We arrived back at the car and found an elk sitting nonchalantly across from us. I rested my weary feet in the car while we winged our way back to Tim's place. Me, Jeanie and Ash then cooked a big meal (including my attempt at southern biscuits, which were more akin to dry scones), and we settled by a warm fire to trade stories and miss the outdoors. It has been a truly fantastic experience, and like most of the great parts of this trip, totally spontaneous. I definitely have to take this space to thank Tim, who as well as being a wonderful photographer is also an incredibly kind and generous host. His guidance and knowledge of the surroundings was priceless.

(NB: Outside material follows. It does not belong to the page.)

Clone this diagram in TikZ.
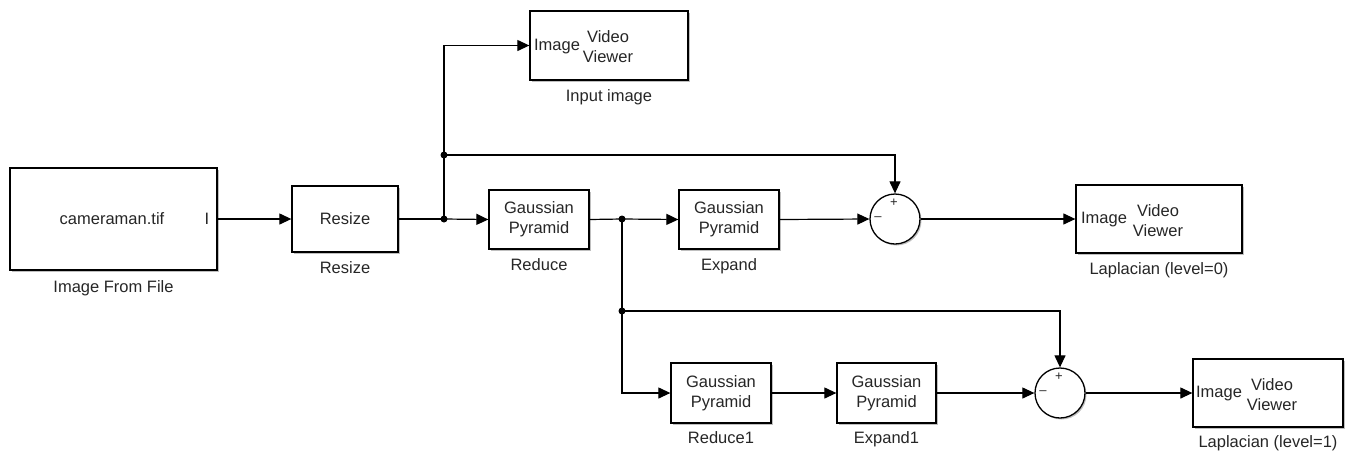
\documentclass[tikz,border=0pt]{standalone}
\usepackage{fontspec}
\setmainfont{Liberation Sans}
\usetikzlibrary{arrows.meta,shadows,positioning}
\begin{document}
\begin{tikzpicture}[x=1pt,y=-1pt,
  every node/.style={font=\fontsize{16.5}{20}\selectfont, text=black!85},
  blk/.style={draw=black, line width=1.3pt, fill=white, inner sep=0pt,
    drop shadow={shadow xshift=1.5pt, shadow yshift=-1.5pt, opacity=0.25, fill=black}},
  sumblk/.style={blk, circle, minimum size=50pt},
  lbl/.style={inner sep=1pt},
  wire/.style={draw=black, line width=1.2pt},
  arr/.style={wire, -{Triangle[length=12pt,width=11pt]}},
  dot/.style={circle, fill=black, inner sep=0pt, minimum size=7pt},
  sgn/.style={inner sep=0pt, font=\fontsize{13}{14}\selectfont}
]
\useasboundingbox (0,0) rectangle (1351,453);

% blocks
\node[blk, minimum width=207pt, minimum height=102pt] (img) at (113.5,219) {};
\node (imgtxt) at (112,219) {cameraman.tif};
\node (imgport) at (207,219) {I};
\node[lbl, below=9pt of img] (imglbl) {Image From File};

\node[blk, minimum width=106pt, minimum height=66pt, align=center] (resize) at (345,219) {Resize};
\node[lbl, below=8pt of resize] (resizelbl) {Resize};

\node[blk, minimum width=100pt, minimum height=59pt, align=center] (reduce) at (539,219.5) {Gaussian\\Pyramid};
\node[lbl, below=8pt of reduce] (reducelbl) {Reduce};

\node[blk, minimum width=100pt, minimum height=59pt, align=center] (expand) at (729,219.5) {Gaussian\\Pyramid};
\node[lbl, below=8pt of expand] (expandlbl) {Expand};

\node[sumblk] (sum0) at (895,219) {};
\node[sgn] (sum0p) at (894,203) {+};
\node[sgn] (sum0m) at (878,219) {\textendash};

\node[blk, minimum width=166pt, minimum height=68pt] (lap0) at (1159,219) {};
\node (lap0a) at (1104,220) {Image};
\node[align=center] (lap0b) at (1158,221) {Video\\Viewer};
\node[lbl, below=8pt of lap0] (lap0lbl) {Laplacian (level=0)};

\node[blk, minimum width=158pt, minimum height=69pt] (inview) at (609,45.5) {};
\node (inviewa) at (557,47) {Image};
\node[align=center] (inviewb) at (608,47) {Video\\Viewer};
\node[lbl, below=8pt of inview] (inviewlbl) {Input image};

\node[blk, minimum width=100pt, minimum height=60pt, align=center] (reduce1) at (721,393) {Gaussian\\Pyramid};
\node[lbl, below=7pt of reduce1] (reduce1lbl) {Reduce1};

\node[blk, minimum width=99pt, minimum height=60pt, align=center] (expand1) at (886.5,393) {Gaussian\\Pyramid};
\node[lbl, below=7pt of expand1] (expand1lbl) {Expand1};

\node[sumblk] (sum1) at (1060,393) {};
\node[sgn] (sum1p) at (1059,377) {+};
\node[sgn] (sum1m) at (1043,393) {\textendash};

\node[blk, minimum width=150pt, minimum height=68pt] (lap1) at (1268,393) {};
\node (lap1a) at (1219,394) {Image};
\node[align=center] (lap1b) at (1272,395) {Video\\Viewer};
\node[lbl, below=7pt of lap1] (lap1lbl) {Laplacian (level=1)};

% junctions
\node[dot] (j1) at (444,219) {};
\node[dot] (j2) at (444,155) {};
\node[dot] (j3) at (622,219) {};
\node[dot] (j4) at (622,311) {};

% connectors
\draw[arr] (img.east) -- (resize.west);
\draw[wire] (resize.east) -- (j1.center);
\draw[arr] (j1.center) -- (reduce.west);
\draw[arr] (j1.center) |- (inview.west);
\draw[arr] (j2.center) -| (sum0.north);
\draw[wire] (reduce.east) -- (j3.center);
\draw[arr] (j3.center) -- (expand.west);
\draw[arr] (expand.east) -- (sum0.west);
\draw[arr] (sum0.east) -- (lap0.west);
\draw[arr] (j3.center) |- (reduce1.west);
\draw[arr] (j4.center) -| (sum1.north);
\draw[arr] (reduce1.east) -- (expand1.west);
\draw[arr] (expand1.east) -- (sum1.west);
\draw[arr] (sum1.east) -- (lap1.west);
\end{tikzpicture}
\end{document}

Our whole group was great though and again I feel sad to be moving on. I'm sat now on the ferry back to Seattle at around seven-thirty in the morning, preparing to collect my stuff and hurrying off to Portland. I don't know what will await me there but a hot shower and hotter coffee would certainly be welcome. As was the case with Chicago, this is a part of the world where I could really see myself at home in. I'll be back in Seattle within a week too to finally meet my fellow traveller, Alex, so all is not lost. I hope you're all well and thanks for your patience while I have been out in the wilderness. I'll write again when I hit Portland and resemble a functioning human being once more. I'll also post those links to more photos as soon as I can. Auf wiedersehn!